Some days, I side with Ivy, and despair that the years have devoured all parts of me that used to be intelligent and interesting and fun. Caught red-handed discussing bowel movements and household products, I’m the guilty one. The verdict echoes down the hallways of nothingness. We, the jury, find the defendant, Jennifer Pollock Michel, guilty of BANALITY.
On better days, I remember that these years become what I make of them. The fabric of my days and years, in His hands, has all the potential for becoming something breathtaking. The final chapter is not yet written, and I’m pulsing with capacities and curiosities.
It’s not true that motherhood is only exhausting and depleting, a season to be suffered bitterly, until FINALLY the children go to school, or college, or get married.
I admit that motherhood has taken me by the toes, turned me upside down, and emptied me. Of illusions of being great and doing great things. Of my defiance of limits. Of that predictable temptation towards a center-stage kind of life and ministry. I’ve turned in my superwoman cape (or sparkly gold boots?) and are learning to content myself, not with greatness, but faithfulness.

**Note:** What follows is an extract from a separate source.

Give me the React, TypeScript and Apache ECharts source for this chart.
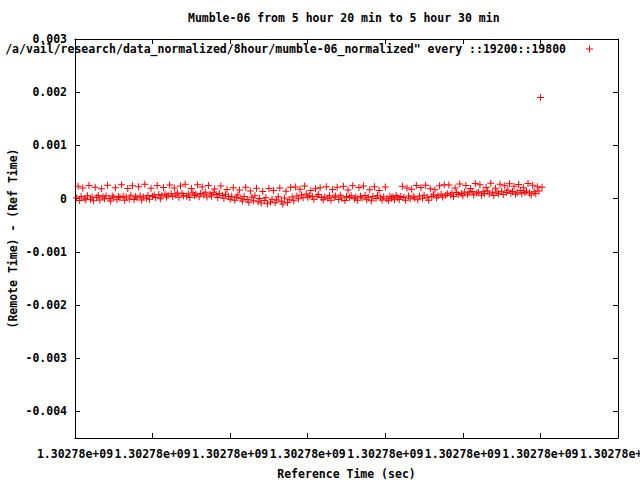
import { useEffect, useRef } from "react";
import * as echarts from "echarts";

const chartTitle = "Mumble-06 from 5 hour 20 min to 5 hour 30 min";
const seriesName =
  '/a/vail/research/data_normalized/8hour/mumble-06_normalized" every ::19200::19800';
const xAxisName = "Reference Time (sec)";
const yAxisName = "(Remote Time) - (Ref Time)";
const xTickLabel = "1.30278e+09";

// seconds since the start of the window (relative to 1.30278e+09 s)
const startTime = 2;
const sampleStep = 2;

// (Remote Time) - (Ref Time), in microseconds, one value every sampleStep seconds
const offsetUs = [
  12, 230, -35, 40, 198, 8, -22, 55, 245, -10, 30, -40, 215, 20, 60, -25, 185, 35, -5, 48,
  250, 2, -45, 50, 25, 205, -20, 38, 15, 262, 45, -30, 28, 190, -8, 62, 240, -15, 35, 10,
  225, 48, -28, 30, 268, 5, 58, -12, 195, 40, 70, 22, 248, 75, -2, 52, 210, 85, 30, 65,
  255, 90, 40, 200, 68, 105, 25, 235, 95, 55, 270, 45, 88, 20, 190, 110, 60, 80, 258, 35,
  98, 220, 70, 120, 30, 245, 85, 50, 112, 180, 75, 20, 95, 238, 60, 5, 82, 172, 40, -10,
  45, 205, -30, 20, 70, 160, -5, -45, 38, 215, -15, -70, 145, 25, -40, 55, 195, -60, 0, -85,
  135, -35, 15, -95, 188, -65, -10, 150, -80, -25, 35, 200, -50, -100, 10, 140, -75, -20, 215, 30,
  -40, 220, 50, -5, 175, 70, 15, 235, 85, 25, 55, 150, 40, -10, 185, 45, 75, 205, 20, -20,
  30, 225, 5, 55, -30, 170, 25, 48, 215, -15, 65, 10, 230, -35, 40, 160, 20, 55, 240, -5,
  28, -30, 210, 45, 10, 235, 60, -20, 25, 165, -40, 38, 225, 0, 52, 150, 15, -25, 35, 220,
  -5, -40, 45, 12, 30, -20, 58, 18, -15, 40, 230, 22, -30, 200, 50, -2, 175, 35, 10, 245,
  -20, 48, 210, 5, 62, 250, 25, -30, 185, 40, 72, 165, 15, 55, 240, 82, 30, 260, 60, 90,
  255, 70, 105, 40, 200, 115, 75, 275, 95, 55, 125, 245, 80, 110, 190, 135, 68, 285, 100, 120,
  262, 65, 130, 95, 210, 145, 85, 290, 110, 60, 195, 125, 90, 270, 140, 75, 240, 115, 155, 280,
  100, 135, 230, 80, 120, 265, 150, 90, 205, 115, 140, 285, 105, 70, 250, 130, 95, 225, 145, 1900,
  215,
];

const yTicks = [-0.004, -0.003, -0.002, -0.001, 0, 0.001, 0.002, 0.003];
const xMin = 0;
const xMax = 700;
const xInterval = 100;
const yMin = -0.0045;
const yMax = 0.003;

const FONT = "'DejaVu Sans Mono', 'Liberation Mono', monospace";
const textBase = { fontFamily: FONT, fontWeight: "bold" as const, fontSize: 11.5, color: "#000" };

export default function App() {
  const ref = useRef<HTMLDivElement>(null);
  useEffect(() => {
    if (!ref.current) return;
    const chart = echarts.init(ref.current, null, { renderer: "svg" });
    const data = offsetUs.map((v, i) => [startTime + i * sampleStep, v / 1e6]);
    const fmtY = (v: number) => (Math.abs(v) < 1e-12 ? "0" : v.toFixed(3));
    const yAxisCommon = {
      type: "value" as const,
      min: yMin,
      max: yMax,
      splitLine: { show: false },
      axisLine: { show: true, onZero: false, lineStyle: { color: "#000", width: 1 } },
      axisTick: { show: true, inside: true, length: 5, customValues: yTicks, lineStyle: { color: "#000" } },
    };
    const xAxisCommon = {
      type: "value" as const,
      min: xMin,
      max: xMax,
      interval: xInterval,
      splitLine: { show: false },
      axisLine: { show: true, onZero: false, lineStyle: { color: "#000", width: 1 } },
      axisTick: { show: true, inside: true, length: 5, lineStyle: { color: "#000" } },
    };
    chart.setOption({
      animation: false,
      backgroundColor: "#fff",
      title: {
        text: chartTitle,
        left: 188,
        top: 12,
        padding: 0,
        textStyle: { ...textBase },
      },
      legend: {
        data: [seriesName],
        right: 47,
        top: 43,
        align: "right",
        itemWidth: 7,
        itemHeight: 7,
        padding: 0,
        textStyle: { ...textBase, padding: [0, 15, 0, 0] },
      },
      grid: { left: 75, top: 39, width: 543, height: 399, show: false, outerBoundsMode: "none", containLabel: false },
      xAxis: [
        {
          ...xAxisCommon,
          position: "bottom",
          name: xAxisName,
          nameLocation: "middle",
          nameGap: 30,
          nameMoveOverlap: false,
          nameTextStyle: { ...textBase },
          axisLabel: {
            ...textBase,
            margin: 10,
            hideOverlap: false,
            showMinLabel: true,
            showMaxLabel: true,
            formatter: () => xTickLabel,
          },
        },
        {
          ...xAxisCommon,
          position: "top",
          axisLabel: { show: false },
        },
      ],
      yAxis: [
        {
          ...yAxisCommon,
          position: "left",
          name: yAxisName,
          nameLocation: "middle",
          nameRotate: 90,
          nameGap: 56,
          nameMoveOverlap: false,
          nameTextStyle: { ...textBase },
          axisLabel: { ...textBase, margin: 8, hideOverlap: false, customValues: yTicks, formatter: fmtY },
        },
        {
          ...yAxisCommon,
          position: "right",
          axisLabel: { show: false },
        },
      ],
      series: [
        {
          name: seriesName,
          type: "scatter",
          xAxisIndex: 0,
          yAxisIndex: 0,
          data,
          symbol: "path://M3,0H4V3H7V4H4V7H3V4H0V3H3Z",
          symbolSize: 7,
          itemStyle: { color: "#ff0000", opacity: 1 },
          emphasis: { disabled: true },
        },
      ],
    });
    return () => chart.dispose();
  }, []);
  return <div ref={ref} style={{ width: 640, height: 480, position: "absolute", left: 0, top: 0 }} />;
}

“You’ve observed how godless rulers throw their weight around,” Jesus said, “and when people get a little power how quickly it goes to their heads. It’s not going to be that way with you. Whoever wants to be great must become a servant. Whoever wants to be first among you must be your slave. That is what the Son of Man has done: He came to serve, not to be served-and then to give away his life in exchange for many who are held hostage.” Mark 10:41-45
I’m following Him today in my ordinary moments.